Exercise objective
All of the lines below are to be transcribed faithfully, with pictures excluded from the copy.

Entries with chart source code
- - -

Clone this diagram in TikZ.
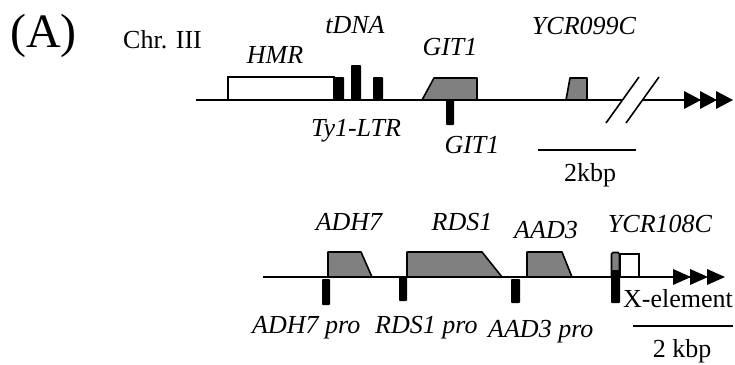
\documentclass[tikz,border=0pt]{standalone}
\usepackage{fontspec}
\setmainfont{Liberation Serif}
\newfontfamily\labfont{Liberation Serif}
\definecolor{genegray}{HTML}{808080}
\begin{document}
\begin{tikzpicture}[x=1pt,y=-1pt,
  lab/.style={font=\labfont\fontsize{26}{30}\selectfont\itshape, inner sep=0pt, anchor=base},
  rlab/.style={font=\labfont\fontsize{26}{30}\selectfont, inner sep=0pt, anchor=base},
  chrom/.style={line width=1.6pt},
  gene/.style={draw=black, line width=1.6pt, fill=genegray, line join=round},
  box/.style={draw=black, line width=1.6pt, fill=white},
  bar/.style={fill=black, rounded corners=0.8pt},
  scalebar/.style={line width=1.6pt},
  tri/.style={fill=black}
]
\useasboundingbox (0,0) rectangle (735,364);

% ---------- labels ----------
\node[font=\fontsize{48}{52}\selectfont, inner sep=0pt, anchor=base west] (A) at (10,47) {(A)};
\node[rlab, anchor=base west] (chr) at (123,48) {Chr. III};

% ---------- Chr. III row ----------
\coordinate (c1s) at (196,100);
\coordinate (c1b) at (622,100);
\coordinate (c1c) at (642,100);
\coordinate (c1e) at (700,100);
\draw[chrom] (c1s) -- (c1b);
\draw[chrom] (c1c) -- (c1e);
% break marks
\draw[line width=1.6pt] (606,123) -- (639,77);
\draw[line width=1.6pt] (626,123) -- (659,77);
% triple arrowhead
\fill[tri] (684,91) -- (701,100) -- (684,109) -- cycle;
\fill[tri] (700,91) -- (717,100) -- (700,109) -- cycle;
\fill[tri] (716,91) -- (733,100) -- (716,109) -- cycle;

\draw[box] (228,77) rectangle (334,100);
\fill[bar] (334,77) rectangle (344,100);
\fill[bar] (351,65) rectangle (361,100);
\fill[bar] (373,77) rectangle (383,100);
\draw[gene] (422,100) -- (434,78) -- (477,78) -- (477,100) -- cycle;
\fill[bar] (446,100) rectangle (454,125);
\draw[gene] (566,100) -- (570,78) -- (587,78) -- (587,100) -- cycle;

\node[lab] (hmr) at (275,63) {HMR};
\node[lab] (tdna) at (355,33) {tDNA};
\node[lab] (git1a) at (450,55) {GIT1};
\node[lab] (ycr099) at (584,34) {YCR099C};
\node[lab] (ty1) at (356,136) {Ty1-LTR};
\node[lab] (git1b) at (472,153) {GIT1};

\draw[scalebar] (538,150) -- (636,150);
\node[rlab] (kb1) at (590,181) {2kbp};

% ---------- second row ----------
\coordinate (c2s) at (263,277);
\coordinate (c2e) at (690,277);
\draw[chrom] (c2s) -- (c2e);
\fill[tri] (673,269) -- (691,277) -- (673,285) -- cycle;
\fill[tri] (690,269) -- (708,277) -- (690,285) -- cycle;
\fill[tri] (707,269) -- (725,277) -- (707,285) -- cycle;

\draw[gene] (328,277) -- (328,252) -- (361,252) -- (372,277) -- cycle;
\fill[bar] (322,279) rectangle (330,305);
\draw[gene] (407,277) -- (407,252) -- (482,252) -- (502,277) -- cycle;
\fill[bar] (399,276) rectangle (407,301);
\draw[gene] (527,277) -- (527,252) -- (562,252) -- (572,277) -- cycle;
\fill[bar] (511,279) rectangle (520,303);
\draw[box] (620,254) rectangle (639,277);
\draw[gene, rounded corners=1.5pt] (611.5,277) -- (611.5,252.5) -- (619.5,252.5) -- (619.5,277);
\fill[bar] (611,270) rectangle (620,303);

\node[lab] (adh7) at (349,230) {ADH7};
\node[lab] (rds1) at (462,230) {RDS1};
\node[lab] (aad3) at (546,238) {AAD3};
\node[lab] (ycr108) at (660,232) {YCR108C};
\node[rlab, anchor=base west] (xel) at (623,307) {X-element};
\node[lab, anchor=base west] (adh7p) at (252,333) {ADH7 pro};
\node[lab, anchor=base west] (rds1p) at (375,333) {RDS1 pro};
\node[lab, anchor=base west] (aad3p) at (488,337) {AAD3 pro};

\draw[scalebar] (633,326) -- (733,326);
\node[rlab] (kb2) at (682,357) {2 kbp};
\end{tikzpicture}
\end{document}
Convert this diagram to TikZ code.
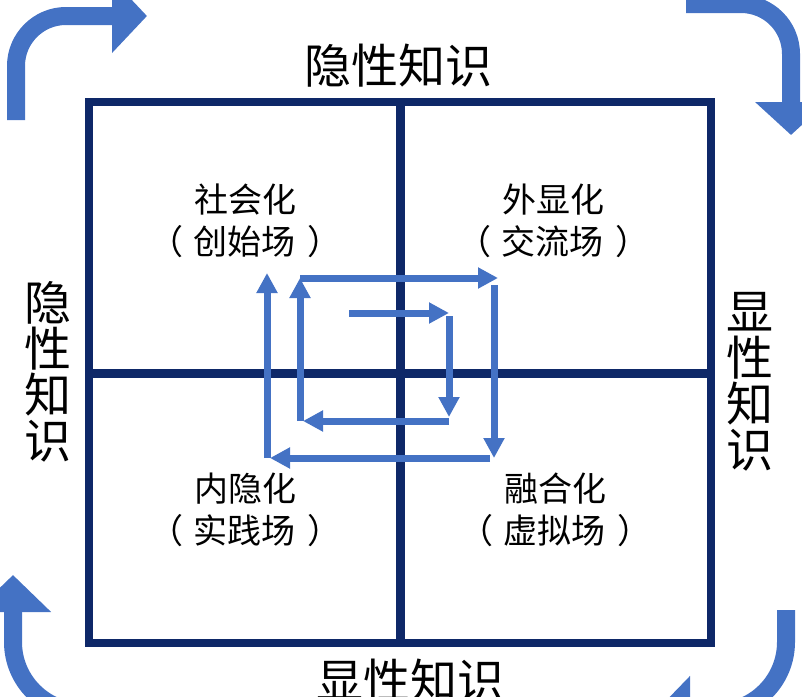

- - -

The result
Clone this diagram in TikZ.
\documentclass[tikz,border=0pt]{standalone}
\usepackage{fontspec}
\setmainfont{Liberation Serif}
\newfontfamily\labfont{Liberation Serif}
\definecolor{genegray}{HTML}{808080}
\begin{document}
\begin{tikzpicture}[x=1pt,y=-1pt,
  lab/.style={font=\labfont\fontsize{26}{30}\selectfont\itshape, inner sep=0pt, anchor=base},
  rlab/.style={font=\labfont\fontsize{26}{30}\selectfont, inner sep=0pt, anchor=base},
  chrom/.style={line width=1.6pt},
  gene/.style={draw=black, line width=1.6pt, fill=genegray, line join=round},
  box/.style={draw=black, line width=1.6pt, fill=white},
  bar/.style={fill=black, rounded corners=0.8pt},
  scalebar/.style={line width=1.6pt},
  tri/.style={fill=black}
]
\useasboundingbox (0,0) rectangle (735,364);

% ---------- labels ----------
\node[font=\fontsize{48}{52}\selectfont, inner sep=0pt, anchor=base west] (A) at (10,47) {(A)};
\node[rlab, anchor=base west] (chr) at (123,48) {Chr. III};

% ---------- Chr. III row ----------
\coordinate (c1s) at (196,100);
\coordinate (c1b) at (622,100);
\coordinate (c1c) at (642,100);
\coordinate (c1e) at (700,100);
\draw[chrom] (c1s) -- (c1b);
\draw[chrom] (c1c) -- (c1e);
% break marks
\draw[line width=1.6pt] (606,123) -- (639,77);
\draw[line width=1.6pt] (626,123) -- (659,77);
% triple arrowhead
\fill[tri] (684,91) -- (701,100) -- (684,109) -- cycle;
\fill[tri] (700,91) -- (717,100) -- (700,109) -- cycle;
\fill[tri] (716,91) -- (733,100) -- (716,109) -- cycle;

\draw[box] (228,77) rectangle (334,100);
\fill[bar] (334,77) rectangle (344,100);
\fill[bar] (351,65) rectangle (361,100);
\fill[bar] (373,77) rectangle (383,100);
\draw[gene] (422,100) -- (434,78) -- (477,78) -- (477,100) -- cycle;
\fill[bar] (446,100) rectangle (454,125);
\draw[gene] (566,100) -- (570,78) -- (587,78) -- (587,100) -- cycle;

\node[lab] (hmr) at (275,63) {HMR};
\node[lab] (tdna) at (355,33) {tDNA};
\node[lab] (git1a) at (450,55) {GIT1};
\node[lab] (ycr099) at (584,34) {YCR099C};
\node[lab] (ty1) at (356,136) {Ty1-LTR};
\node[lab] (git1b) at (472,153) {GIT1};

\draw[scalebar] (538,150) -- (636,150);
\node[rlab] (kb1) at (590,181) {2kbp};

% ---------- second row ----------
\coordinate (c2s) at (263,277);
\coordinate (c2e) at (690,277);
\draw[chrom] (c2s) -- (c2e);
\fill[tri] (673,269) -- (691,277) -- (673,285) -- cycle;
\fill[tri] (690,269) -- (708,277) -- (690,285) -- cycle;
\fill[tri] (707,269) -- (725,277) -- (707,285) -- cycle;

\draw[gene] (328,277) -- (328,252) -- (361,252) -- (372,277) -- cycle;
\fill[bar] (322,279) rectangle (330,305);
\draw[gene] (407,277) -- (407,252) -- (482,252) -- (502,277) -- cycle;
\fill[bar] (399,276) rectangle (407,301);
\draw[gene] (527,277) -- (527,252) -- (562,252) -- (572,277) -- cycle;
\fill[bar] (511,279) rectangle (520,303);
\draw[box] (620,254) rectangle (639,277);
\draw[gene, rounded corners=1.5pt] (611.5,277) -- (611.5,252.5) -- (619.5,252.5) -- (619.5,277);
\fill[bar] (611,270) rectangle (620,303);

\node[lab] (adh7) at (349,230) {ADH7};
\node[lab] (rds1) at (462,230) {RDS1};
\node[lab] (aad3) at (546,238) {AAD3};
\node[lab] (ycr108) at (660,232) {YCR108C};
\node[rlab, anchor=base west] (xel) at (623,307) {X-element};
\node[lab, anchor=base west] (adh7p) at (252,333) {ADH7 pro};
\node[lab, anchor=base west] (rds1p) at (375,333) {RDS1 pro};
\node[lab, anchor=base west] (aad3p) at (488,337) {AAD3 pro};

\draw[scalebar] (633,326) -- (733,326);
\node[rlab] (kb2) at (682,357) {2 kbp};
\end{tikzpicture}
\end{document}
Convert this diagram to TikZ code.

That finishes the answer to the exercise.